Chapter 5
The coffee was dark and rich and each sip restored a little of his soul as Theo waited for Elisaveta to pack.
Her flat was small and a little shabby but it had something his own, expensively furnished apartment overlooking the Thames didn’t – it felt like home. Each piece of furniture was old and well-loved, from the melamine table in the kitchen to the lovingly crocheted throw over the back of the patched sofa. Nothing matched, there was no theme to the décor and the paper was peeling off the walls, but it was clean and bright and happy.
Pictures dotted every bit of wall space; Elisaveta as a baby, as a chubby, round-faced toddler, a solemn-faced girl in school uniform. A small Elisaveta with a stunningly beautiful, dark-haired woman who could only be her mother and a tall, skinny man whose grin radiated love and pride.

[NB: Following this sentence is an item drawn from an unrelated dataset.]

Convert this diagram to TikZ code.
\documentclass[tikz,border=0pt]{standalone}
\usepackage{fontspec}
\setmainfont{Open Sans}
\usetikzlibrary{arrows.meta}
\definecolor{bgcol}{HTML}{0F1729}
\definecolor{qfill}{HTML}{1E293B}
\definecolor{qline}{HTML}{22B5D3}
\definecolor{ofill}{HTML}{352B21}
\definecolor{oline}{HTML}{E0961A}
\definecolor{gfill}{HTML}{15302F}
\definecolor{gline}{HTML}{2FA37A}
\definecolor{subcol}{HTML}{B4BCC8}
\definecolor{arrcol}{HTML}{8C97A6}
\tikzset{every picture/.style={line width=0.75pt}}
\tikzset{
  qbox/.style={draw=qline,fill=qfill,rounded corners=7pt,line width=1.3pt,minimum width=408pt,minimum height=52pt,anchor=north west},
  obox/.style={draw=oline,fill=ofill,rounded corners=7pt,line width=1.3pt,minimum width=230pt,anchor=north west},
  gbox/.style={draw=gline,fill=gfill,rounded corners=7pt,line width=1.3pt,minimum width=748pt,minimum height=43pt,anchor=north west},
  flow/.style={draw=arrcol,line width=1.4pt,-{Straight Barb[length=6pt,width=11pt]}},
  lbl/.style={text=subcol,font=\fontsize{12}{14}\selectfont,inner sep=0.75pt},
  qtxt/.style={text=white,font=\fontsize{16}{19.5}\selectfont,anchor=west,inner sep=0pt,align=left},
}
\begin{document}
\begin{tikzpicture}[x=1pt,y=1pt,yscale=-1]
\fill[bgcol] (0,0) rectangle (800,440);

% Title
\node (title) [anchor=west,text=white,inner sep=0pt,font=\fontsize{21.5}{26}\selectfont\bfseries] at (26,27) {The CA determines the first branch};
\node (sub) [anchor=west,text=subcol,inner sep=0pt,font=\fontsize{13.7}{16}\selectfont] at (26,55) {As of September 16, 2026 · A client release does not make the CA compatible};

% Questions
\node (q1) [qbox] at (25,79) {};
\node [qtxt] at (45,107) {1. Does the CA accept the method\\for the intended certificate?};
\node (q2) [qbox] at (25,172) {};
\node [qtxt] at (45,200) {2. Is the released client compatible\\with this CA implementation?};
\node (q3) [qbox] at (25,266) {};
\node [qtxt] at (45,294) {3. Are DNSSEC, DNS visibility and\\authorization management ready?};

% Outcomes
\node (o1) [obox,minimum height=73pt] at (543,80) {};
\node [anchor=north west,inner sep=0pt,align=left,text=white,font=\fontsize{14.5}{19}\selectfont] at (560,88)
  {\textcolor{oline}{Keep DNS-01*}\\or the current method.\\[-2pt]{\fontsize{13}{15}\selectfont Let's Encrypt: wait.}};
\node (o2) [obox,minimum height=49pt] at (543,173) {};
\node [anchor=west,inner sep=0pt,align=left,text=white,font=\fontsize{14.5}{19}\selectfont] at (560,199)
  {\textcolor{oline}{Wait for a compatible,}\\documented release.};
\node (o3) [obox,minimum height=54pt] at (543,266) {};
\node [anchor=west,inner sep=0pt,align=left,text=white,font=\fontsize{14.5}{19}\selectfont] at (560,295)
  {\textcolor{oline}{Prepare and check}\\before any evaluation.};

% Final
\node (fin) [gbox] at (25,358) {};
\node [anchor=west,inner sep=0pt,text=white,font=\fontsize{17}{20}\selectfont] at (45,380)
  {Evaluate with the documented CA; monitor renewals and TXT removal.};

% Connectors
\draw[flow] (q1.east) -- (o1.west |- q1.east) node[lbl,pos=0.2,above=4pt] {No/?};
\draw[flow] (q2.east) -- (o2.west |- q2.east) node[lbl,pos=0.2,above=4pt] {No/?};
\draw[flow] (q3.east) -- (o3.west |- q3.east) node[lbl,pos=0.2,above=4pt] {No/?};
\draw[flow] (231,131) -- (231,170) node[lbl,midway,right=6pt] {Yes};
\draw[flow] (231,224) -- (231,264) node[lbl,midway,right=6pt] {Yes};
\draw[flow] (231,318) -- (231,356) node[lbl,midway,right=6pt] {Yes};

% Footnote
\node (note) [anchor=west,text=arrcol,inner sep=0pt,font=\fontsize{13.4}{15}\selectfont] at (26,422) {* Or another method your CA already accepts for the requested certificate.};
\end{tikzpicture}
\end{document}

Theo picked up one of the most recent ones, Elisaveta with her arms around her frail-looking mother. He frowned. She never mentioned her parents. In fact, although she was pretty chatty, she didn’t talk about anything personal at all.
‘I know, I know.’ Elisaveta walked back into the sitting room, her hair still wet from the shower but otherwise looking as businesslike as she did every day in a black trouser-suit and a jewel-coloured shirt. ‘Pictures of me everywhere, I keep meaning to take them all down but Mama loved them so much, she told me the story about each one over and over until I don’t know what’s actually memory and what is just story.’
‘Loved?’
Her face twisted with a familiar pain. ‘Three years ago. Cancer.’
‘I’m sorry.’
‘Thank you.’ She paused. ‘Theo. Can I ask you something?’
‘You can ask. I can’t promise to answer.’
‘It’s a little personal.’
‘Elisaveta, last night I discovered you know all the words to every single eighties rock ballad. I don’t think it gets more personal than that.’
She didn’t smile. ‘Do you want to get married?’
The question was no surprise. After all, he asked himself the same one every day. All he could do was give her the same answer. ‘My father died knowing the title, the estate were in safe hands, that I would soon have an heir of my own. Madeleine knows and loves Flintock Hall, she knows what’s expected of a countess and she was a great support to my mother when my father was so ill. Marrying her is a sensible decision.’
The first decision he’d made his parents approved of. No matter how popular his brand, how successful he was, they still would have preferred for him to have gone to university, worked in the City and dedicated his life to Flintock Hall. But when he’d announced his engagement to Madeleine they’d finally been proud.
‘Do you love her?’
‘That doesn’t matter. I gave her my word. I asked her in good faith. I can’t go back on it now. It would be dishonourable.’ He couldn’t throw his honour away because of an attraction, because of a kiss.
No matter how unforgettable that kiss may have been. He had to forget about it. He had no choice.